With no conclusive end to the UK’s exit from the remaining bloc of 27 in sight, the UK’s economic prospects do not seem to have improved. The Scottish Chambers of Commerce recently found firms were struggling to grow, amid political deadlock over Brexit. The organisation found Scottish firms were putting off investment because of uncertainty over the UK's future relationship with Europe. Elsewhere, this uncertainty saw softening orders subject UK manufacturers to negative growth for the end of 2018, reflecting a wider slowdown in the UK economy to 0.2% for the quarter, followed by three months at the start of 2019.

UK on brink of recession as No Deal Brexit looms again

Exacerbating this, with outgoing Prime Minister Theresa May’s proposed deal with the EU scuppered by historic defeats in Parliament, the process has stalled for the foreseeable future, or at least until the Conservative Party has selected its new leader.
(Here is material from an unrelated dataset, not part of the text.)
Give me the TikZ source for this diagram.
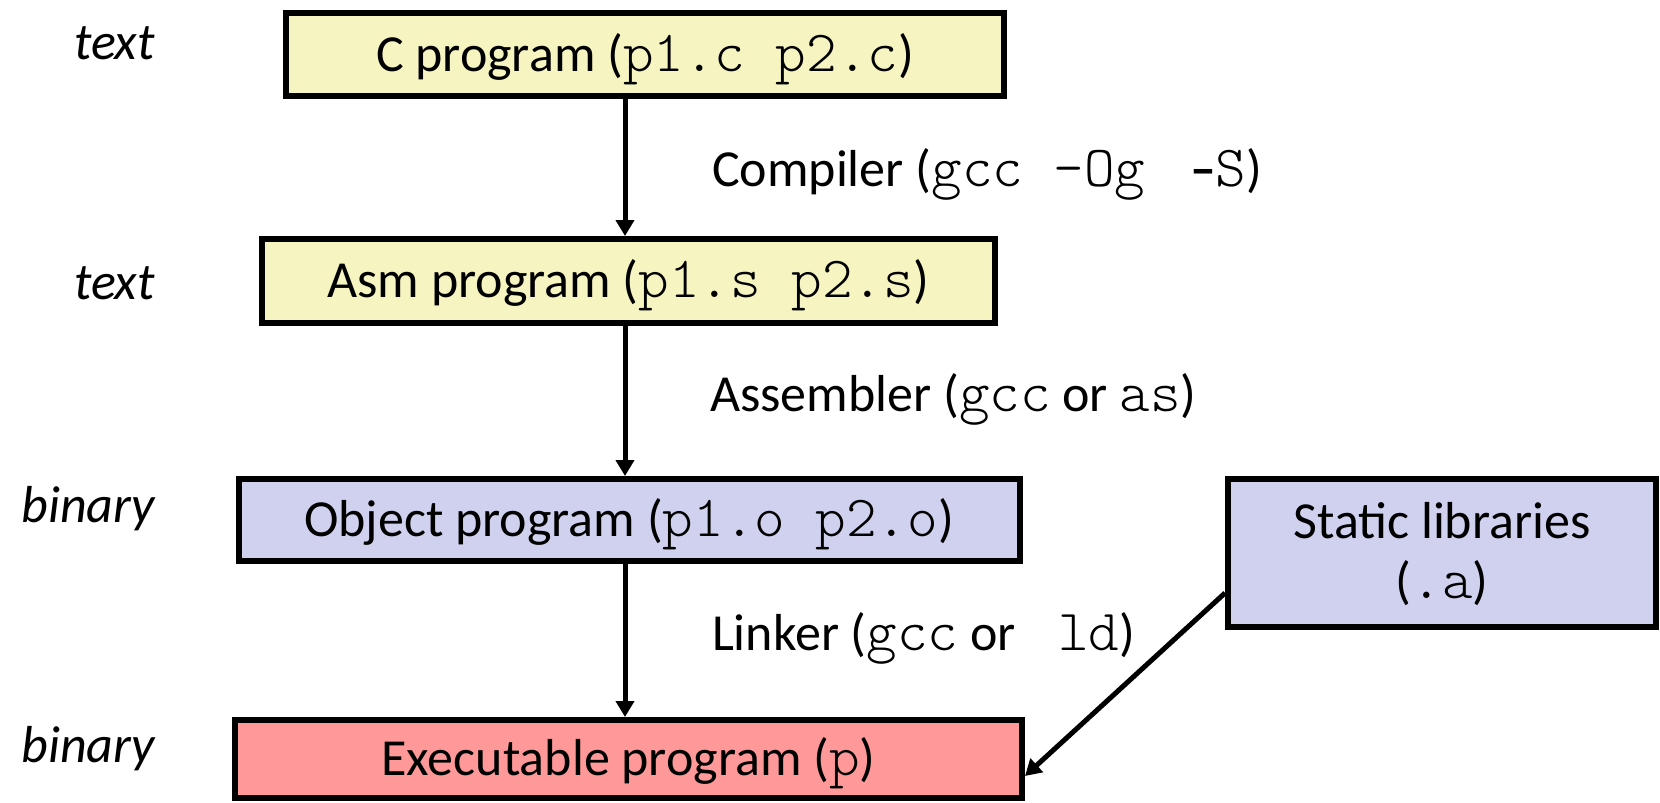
\documentclass[tikz,border=0pt]{standalone}
\usepackage{fontspec}
\setmainfont{Carlito}
\newfontfamily\codefont{Latin Modern Mono Light}[Scale=1.12]
\newcommand{\code}[1]{{\codefont #1}}
\newcommand{\bodysize}{\fontsize{26pt}{30pt}\selectfont}
\usetikzlibrary{arrows.meta}
\definecolor{textfill}{HTML}{F6F4C0}
\definecolor{objfill}{HTML}{D0D1EE}
\definecolor{exefill}{HTML}{FF9999}
\tikzset{
  stage/.style={draw, line width=3pt, inner sep=0pt, align=center,
                text height=16.7pt, text depth=0pt},
  flow/.style={line width=2.5pt, -{Triangle[length=8pt,width=9pt]}},
  kind/.style={anchor=base east, font=\bodysize\itshape},
  tool/.style={anchor=base west}
}
\begin{document}
\begin{tikzpicture}[x=0.5pt, y=-0.5pt, font=\bodysize]
\useasboundingbox (0,0) rectangle (1660,803);

\node[stage, fill=textfill, minimum width=359pt, minimum height=41.5pt] (cprog) at (645,54.5) {C program (\code{p1.c p2.c})};
\node[stage, fill=textfill, minimum width=366.5pt, minimum height=42pt] (asm) at (628.5,281) {Asm program (\code{p1.s p2.s})};
\node[stage, fill=objfill, minimum width=390.5pt, minimum height=41pt] (obj) at (629,520) {Object program (\code{p1.o p2.o})};
\node[stage, fill=exefill, minimum width=393.5pt, minimum height=39pt] (exec) at (628.5,759) {Executable program (\code{p})};
\node[stage, fill=objfill, minimum width=214pt, minimum height=74pt, text height=45pt] (static) at (1442,553) {Static libraries\\(\code{.a})};

\node[kind] (kind1) at (162,59) {text};
\node[kind] (kind2) at (162,299) {text};
\node[kind] (kind3) at (162,522) {binary};
\node[kind] (kind4) at (162,762) {binary};

\node[tool] (compiler) at (705,186) {Compiler (\code{gcc –Og\ }\hspace{7pt}\textbf{–}\code{S})};
\node[tool] (assembler) at (703,411) {Assembler (\code{gcc} or \code{as})};
\node[tool] (linker) at (705,650) {Linker (\code{gcc} or \code{\ ld})};

\coordinate (spine) at (625,0);
\draw[flow] (cprog.south -| spine) -- (asm.north -| spine);
\draw[flow] (asm.south -| spine) -- (obj.north -| spine);
\draw[flow] (obj.south -| spine) -- (exec.north -| spine);
\draw[flow] ([yshift=-20pt]static.west) -- ([yshift=-8.5pt]exec.east);
\end{tikzpicture}
\end{document}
While the Tories will undoubtedly hope the conclusion of that battle galvanises the national economy while delivering a decisive end to the Brexit process, however, it seems easier said than done for the Government to have its cake and eat it, come Halloween.

Despite various pieces of research suggesting No Deal would be catastrophic for the growth prospects of the UK, both the remaining candidates have refused to rule out a No Deal. Front runner Boris Johnson recently called the threat of No Deal a "vital" negotiation tool if the UK is to “do better" than the current deal agreed by May and the EU. Rival Jeremy Hunt, meanwhile, astonished viewers of the Andrew Marr Show when he said he would willingly tell businesses which go bust because of a No Deal Brexit that their sacrifice was a necessary one, albeit “with a heavy heart.”
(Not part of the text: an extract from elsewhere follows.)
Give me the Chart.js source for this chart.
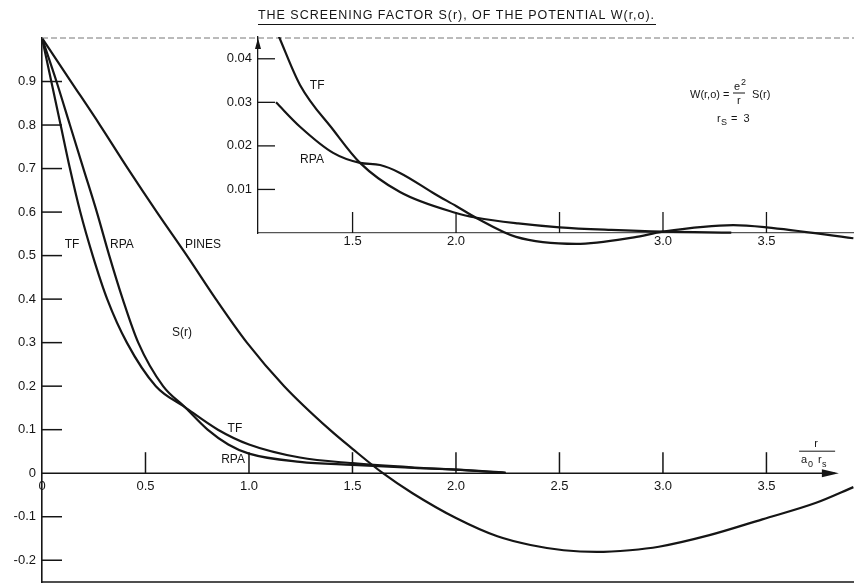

While a No Deal exit might well impact the economies most closely linked to it on the continent, it is likely to have a far greater and more immediate impact on Britain. According to Oliver Wyman, a No Deal scenario could reportedly see households stung to the tune of £1,000 because of the new regulations incurred by a Hard Brexit alone.

Incumbent Brexit Secretary Steve Barclay, who is responsible for No Deal preparations, has stated that he could not rule out a recession, price rises in the supermarkets, or traffic jams on the roads. In an interview with Sky News, Barclay stated that “as a former Treasury Minister no one can ever rule out what could happen in the future."

Barclay’s intervention comes at the same time a new economic survey has predicted the UK economy contracted in the second quarter of the year, raising further fears of a potential recession ahead. A recession is when the economy declines significantly for at least six months (commonly it is said to be when the GDP growth rate is negative for two consecutive quarters or more), leading to a drop in real GDP, income, employment, manufacturing, and retail sales.

According to an all-sector calculation, following the final IHS Markit/CIPS purchasing managers' index reading for June, the economy recorded negative growth of 0.1% between April and June. Should that performance be confirmed by official statistics and the negative growth replicated in the current third quarter, the UK would already be in a technical recession ahead of its next Brexit deadline of October 31st. At that point, crashing out of the EU without any trade agreement could threaten to rock Britain’s economy in a way not seen since a decade ago.